** Your goal **
Repeat each line of the material below exactly as it appears, minus any pictures.

◆ ◆ ◆

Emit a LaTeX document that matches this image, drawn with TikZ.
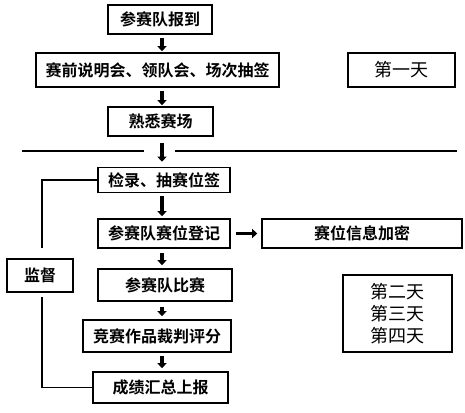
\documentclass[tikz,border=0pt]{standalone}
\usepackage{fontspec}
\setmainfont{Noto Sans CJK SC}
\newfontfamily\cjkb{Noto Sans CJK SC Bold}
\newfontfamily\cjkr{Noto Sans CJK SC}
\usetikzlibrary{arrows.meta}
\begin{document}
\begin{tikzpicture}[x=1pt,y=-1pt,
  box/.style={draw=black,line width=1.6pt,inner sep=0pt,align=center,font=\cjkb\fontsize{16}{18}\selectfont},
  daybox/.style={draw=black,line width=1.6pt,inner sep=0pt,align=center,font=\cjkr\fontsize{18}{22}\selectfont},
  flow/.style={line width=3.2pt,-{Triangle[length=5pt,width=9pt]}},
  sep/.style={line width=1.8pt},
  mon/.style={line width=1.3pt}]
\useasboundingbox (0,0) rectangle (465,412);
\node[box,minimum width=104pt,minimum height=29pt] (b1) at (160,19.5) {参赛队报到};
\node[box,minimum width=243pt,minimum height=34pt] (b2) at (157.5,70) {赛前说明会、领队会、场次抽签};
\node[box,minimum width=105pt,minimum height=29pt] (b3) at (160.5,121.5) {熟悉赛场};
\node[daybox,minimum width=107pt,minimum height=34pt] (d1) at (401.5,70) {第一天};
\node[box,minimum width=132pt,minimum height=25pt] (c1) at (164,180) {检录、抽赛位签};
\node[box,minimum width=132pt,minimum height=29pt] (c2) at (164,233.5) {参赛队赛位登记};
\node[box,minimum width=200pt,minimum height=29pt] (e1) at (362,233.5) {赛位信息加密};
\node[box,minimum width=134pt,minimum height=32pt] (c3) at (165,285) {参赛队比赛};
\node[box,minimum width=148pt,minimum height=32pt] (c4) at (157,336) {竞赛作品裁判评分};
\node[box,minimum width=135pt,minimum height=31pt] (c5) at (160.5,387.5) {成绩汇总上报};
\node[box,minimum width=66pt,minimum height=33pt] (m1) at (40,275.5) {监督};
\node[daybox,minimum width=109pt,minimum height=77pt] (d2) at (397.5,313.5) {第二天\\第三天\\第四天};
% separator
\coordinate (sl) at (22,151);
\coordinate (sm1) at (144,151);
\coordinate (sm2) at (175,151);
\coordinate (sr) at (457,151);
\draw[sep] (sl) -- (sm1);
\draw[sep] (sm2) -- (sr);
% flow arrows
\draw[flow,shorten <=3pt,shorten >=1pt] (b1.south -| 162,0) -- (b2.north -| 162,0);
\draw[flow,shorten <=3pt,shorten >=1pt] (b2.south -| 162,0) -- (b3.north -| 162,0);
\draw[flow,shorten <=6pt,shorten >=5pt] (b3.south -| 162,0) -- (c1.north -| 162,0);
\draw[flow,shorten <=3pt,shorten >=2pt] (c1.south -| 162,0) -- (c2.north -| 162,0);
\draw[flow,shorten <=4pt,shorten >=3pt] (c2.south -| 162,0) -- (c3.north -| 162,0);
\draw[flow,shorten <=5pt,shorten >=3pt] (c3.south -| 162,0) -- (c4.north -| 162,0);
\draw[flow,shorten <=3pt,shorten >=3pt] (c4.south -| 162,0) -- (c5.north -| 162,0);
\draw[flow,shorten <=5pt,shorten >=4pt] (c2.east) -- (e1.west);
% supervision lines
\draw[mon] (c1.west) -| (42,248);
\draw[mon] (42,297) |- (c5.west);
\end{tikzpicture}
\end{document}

◆ ◆ ◆

** Answer to the problem **
Emit a LaTeX document that matches this image, drawn with TikZ.
\documentclass[tikz,border=0pt]{standalone}
\usepackage{fontspec}
\setmainfont{Noto Sans CJK SC}
\newfontfamily\cjkb{Noto Sans CJK SC Bold}
\newfontfamily\cjkr{Noto Sans CJK SC}
\usetikzlibrary{arrows.meta}
\begin{document}
\begin{tikzpicture}[x=1pt,y=-1pt,
  box/.style={draw=black,line width=1.6pt,inner sep=0pt,align=center,font=\cjkb\fontsize{16}{18}\selectfont},
  daybox/.style={draw=black,line width=1.6pt,inner sep=0pt,align=center,font=\cjkr\fontsize{18}{22}\selectfont},
  flow/.style={line width=3.2pt,-{Triangle[length=5pt,width=9pt]}},
  sep/.style={line width=1.8pt},
  mon/.style={line width=1.3pt}]
\useasboundingbox (0,0) rectangle (465,412);
\node[box,minimum width=104pt,minimum height=29pt] (b1) at (160,19.5) {参赛队报到};
\node[box,minimum width=243pt,minimum height=34pt] (b2) at (157.5,70) {赛前说明会、领队会、场次抽签};
\node[box,minimum width=105pt,minimum height=29pt] (b3) at (160.5,121.5) {熟悉赛场};
\node[daybox,minimum width=107pt,minimum height=34pt] (d1) at (401.5,70) {第一天};
\node[box,minimum width=132pt,minimum height=25pt] (c1) at (164,180) {检录、抽赛位签};
\node[box,minimum width=132pt,minimum height=29pt] (c2) at (164,233.5) {参赛队赛位登记};
\node[box,minimum width=200pt,minimum height=29pt] (e1) at (362,233.5) {赛位信息加密};
\node[box,minimum width=134pt,minimum height=32pt] (c3) at (165,285) {参赛队比赛};
\node[box,minimum width=148pt,minimum height=32pt] (c4) at (157,336) {竞赛作品裁判评分};
\node[box,minimum width=135pt,minimum height=31pt] (c5) at (160.5,387.5) {成绩汇总上报};
\node[box,minimum width=66pt,minimum height=33pt] (m1) at (40,275.5) {监督};
\node[daybox,minimum width=109pt,minimum height=77pt] (d2) at (397.5,313.5) {第二天\\第三天\\第四天};
% separator
\coordinate (sl) at (22,151);
\coordinate (sm1) at (144,151);
\coordinate (sm2) at (175,151);
\coordinate (sr) at (457,151);
\draw[sep] (sl) -- (sm1);
\draw[sep] (sm2) -- (sr);
% flow arrows
\draw[flow,shorten <=3pt,shorten >=1pt] (b1.south -| 162,0) -- (b2.north -| 162,0);
\draw[flow,shorten <=3pt,shorten >=1pt] (b2.south -| 162,0) -- (b3.north -| 162,0);
\draw[flow,shorten <=6pt,shorten >=5pt] (b3.south -| 162,0) -- (c1.north -| 162,0);
\draw[flow,shorten <=3pt,shorten >=2pt] (c1.south -| 162,0) -- (c2.north -| 162,0);
\draw[flow,shorten <=4pt,shorten >=3pt] (c2.south -| 162,0) -- (c3.north -| 162,0);
\draw[flow,shorten <=5pt,shorten >=3pt] (c3.south -| 162,0) -- (c4.north -| 162,0);
\draw[flow,shorten <=3pt,shorten >=3pt] (c4.south -| 162,0) -- (c5.north -| 162,0);
\draw[flow,shorten <=5pt,shorten >=4pt] (c2.east) -- (e1.west);
% supervision lines
\draw[mon] (c1.west) -| (42,248);
\draw[mon] (42,297) |- (c5.west);
\end{tikzpicture}
\end{document}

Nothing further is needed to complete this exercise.